When Hilde Hall walked into her local CVS to fill her first prescription for hormone therapy, the pharmacist refused her service. Instead, he loudly questioned why she needed the medication and berated her in front of other customers.
“He did not give me a clear reason for the refusal,” Hall said. “He just kept asking, loudly and in front of other CVS staff and customers, why I was given the prescriptions.”
“When I asked for my doctor’s prescription note, the pharmacist refused to give it back, so I was not even able to take it to another pharmacy to have my prescription filled. I left the store feeling mortified,” she said.
“I was finally going to start seeing my body reflect my gender identity and the woman I’ve always known myself to be.”
Hall’s doctor attempted to persuade the pharmacist to fill the prescription but was also rebuffed.
Despite Hall’s repeated attempts to contact CVS customer service to resolve the problem and get satisfaction, she says the company ignored her entirely. But after her story hit the media with a little help from the ACLU, the pharmacy chain is finally apologizing.
“CVS Health extends its sincere apologies to Ms. Hall for her experience at our pharmacy in Fountain Hills, Arizona last spring,” said in a statement to The Hill.
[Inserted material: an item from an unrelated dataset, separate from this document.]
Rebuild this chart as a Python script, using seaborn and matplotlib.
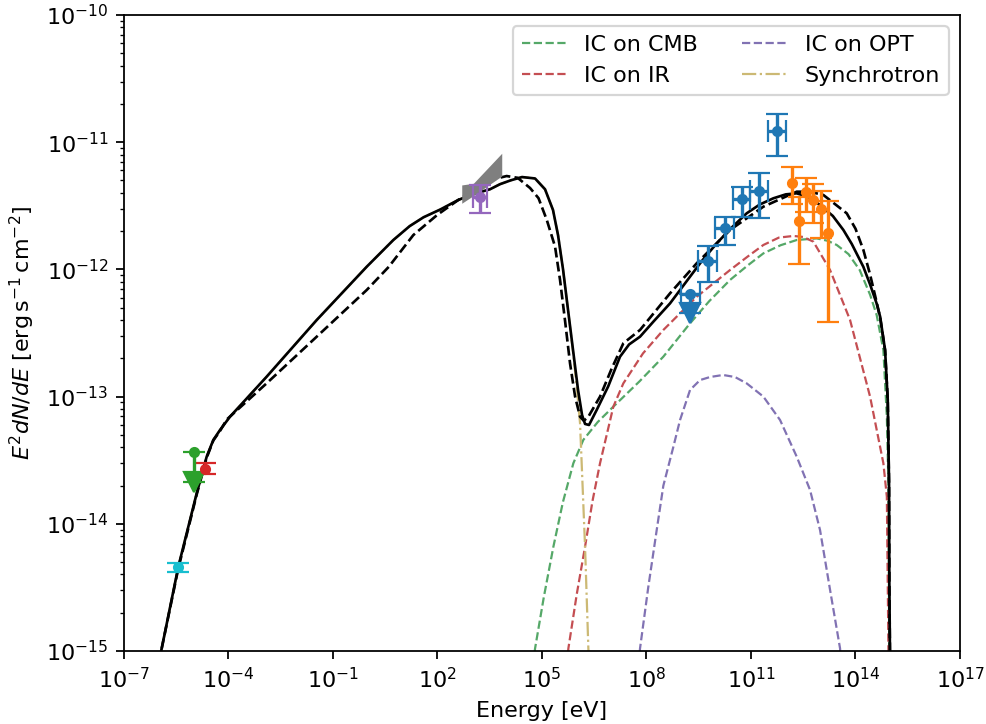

The company said the employee had been fired, but did not disclose if it happened immediately or after media reports on the incident.
The employee’s conduct “does not reflect our values or our commitment to inclusion, nondiscrimination and the delivery of outstanding patient care,” CVS said.
The company said they didn’t respond to Hall’s numerous complaints due to “an unintentional oversight.”
Hall has filed a complaint with the Arizona State Board of Pharmacy.
“Measures should be in place to ensure no other customer is humiliated like I was,” she said.